Jemaah haji Indonesia perlu waspada terhadap penularan Sindrom Pernapasan Timur Tengah (Middle East respiratory syndrome/MERS) yang disebabkan oleh Middle East respiratory syndrome Coronavirus (MERS-CoV). Sindrom ini telah diidentifikasi terkait dengan infeksi manusia dari unta di beberapa negara Timur Tengah, Afrika, dan Asia Selatan.

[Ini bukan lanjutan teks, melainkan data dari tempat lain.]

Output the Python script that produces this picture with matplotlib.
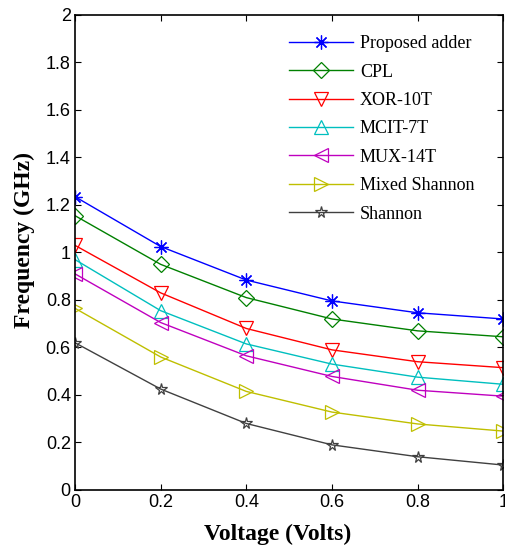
import matplotlib
matplotlib.use("Agg")
import matplotlib.pyplot as plt

voltage = [0, 0.2, 0.4, 0.6, 0.8, 1.0]
proposed = [1.235, 1.025, 0.884, 0.796, 0.746, 0.72]
cpl = [1.155, 0.95, 0.81, 0.72, 0.67, 0.645]
xor10t = [1.03, 0.83, 0.68, 0.59, 0.54, 0.515]
mcit7t = [0.97, 0.755, 0.615, 0.53, 0.475, 0.445]
mux14t = [0.91, 0.705, 0.565, 0.478, 0.42, 0.395]
mixed_shannon = [0.765, 0.56, 0.415, 0.328, 0.278, 0.248]
shannon = [0.62, 0.425, 0.28, 0.19, 0.14, 0.105]

asterisk = (8, 2, 0)
series = [
    ("Proposed adder", proposed, "#0000ff", asterisk, 10),
    ("CPL", cpl, "#008000", "D", 8.5),
    ("XOR-10T", xor10t, "#ff0000", "v", 10),
    ("MCIT-7T", mcit7t, "#00bfbf", "^", 10),
    ("MUX-14T", mux14t, "#bf00bf", "<", 10),
    ("Mixed Shannon", mixed_shannon, "#bfbf00", ">", 10),
    ("Shannon", shannon, "#404040", "*", 8.5),
]

fig = plt.figure(figsize=(5.05, 5.46), dpi=100)
ax = fig.add_axes([0.1485, 0.1026, 0.848, 0.87])
for name, vals, col, mk, ms in series:
    ax.plot(voltage, vals, color=col, marker=mk, linewidth=1.0, label=name,
            markersize=ms, markerfacecolor="none", markeredgecolor=col, markeredgewidth=0.9)

ax.set_xlim(0, 1)
ax.set_ylim(0, 2)
ax.set_xticks([0, 0.2, 0.4, 0.6, 0.8, 1])
ax.set_xticklabels(["0", "0.2", "0.4", "0.6", "0.8", "1"])
ax.set_yticks([0, 0.2, 0.4, 0.6, 0.8, 1, 1.2, 1.4, 1.6, 1.8, 2])
ax.set_yticklabels(["0", "0.2", "0.4", "0.6", "0.8", "1", "1.2", "1.4", "1.6", "1.8", "2"])
ax.tick_params(direction="in", top=True, right=True, length=4, width=0.8, labelsize=13, pad=3)
for lab in ax.get_xticklabels() + ax.get_yticklabels():
    lab.set_family("Liberation Sans")
for s in ax.spines.values():
    s.set_linewidth(1.2)

ax.set_xlabel("Voltage (Volts)", family="Liberation Serif", fontweight="bold", fontsize=17)
ax.set_ylabel("Frequency (GHz)", family="Liberation Serif", fontweight="bold", fontsize=17)
ax.xaxis.set_label_coords(0.474, -0.072)
ax.yaxis.set_label_coords(-0.093, 0.526)

ax.legend(loc="upper right", frameon=False, prop={"family": "Liberation Serif", "size": 13},
          handlelength=3.5, handletextpad=0.4, labelspacing=0.63,
          bbox_to_anchor=(0.958, 0.98), borderaxespad=0.2)

fig.savefig("out.png", dpi=100)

Gejala awal MERS termasuk demam, batuk, dan sesak napas, serta beberapa kasus mengalami diare, mual, atau muntah. Kasus yang parah dapat menyebabkan pneumonia dan gagal ginjal.
Direktur Surveilans Karantina Kesehatan Direktorat Jenderal Pencegahan dan Pengendalian Penyakit (P2P) Kementerian Kesehatan RI, dr. Achmad Farchanny Tri Adryanto, M.K.M, menekankan pentingnya jemaah haji untuk segera melaporkan gejala tidak enak badan kepada Tenaga Kesehatan Haji Indonesia (TKHI). Jika diperlukan, jemaah akan dirujuk ke Pusat Kesehatan Haji di Makkah dan Madinah.
Penularan MERS-CoV terutama melalui kontak dengan hewan pembawa virus seperti unta. Pencegahan yang dapat dilakukan antara lain menggunakan masker, menerapkan Pola Hidup Bersih dan Sehat, dan menghindari kontak dengan unta serta konsumsi produk unta mentah.
Koordinasi antara Kementerian Kesehatan dan Pemerintah Arab Saudi dilakukan sejak pra-embarkasi jemaah haji. Fasilitas kesehatan di Tanah Suci telah dipersiapkan untuk menghadapi potensi kasus MERS-CoV.
Edukasi tentang MERS-CoV juga telah dilakukan sejak di Indonesia dan terus berlanjut di Tanah Suci. Setibanya jemaah haji kembali ke Indonesia, pemantauan kesehatan dilakukan oleh petugas karantina kesehatan. Jemaah yang menunjukkan gejala MERS-CoV akan diisolasi dan dirujuk ke rumah sakit.
Upaya pemantauan terus dilakukan selama dua kali masa inkubasi, sekitar 14 hari, oleh dinas kesehatan di daerah asal jemaah haji. Jika ada gejala, jemaah diminta untuk segera berkonsultasi dengan fasyankes terdekat.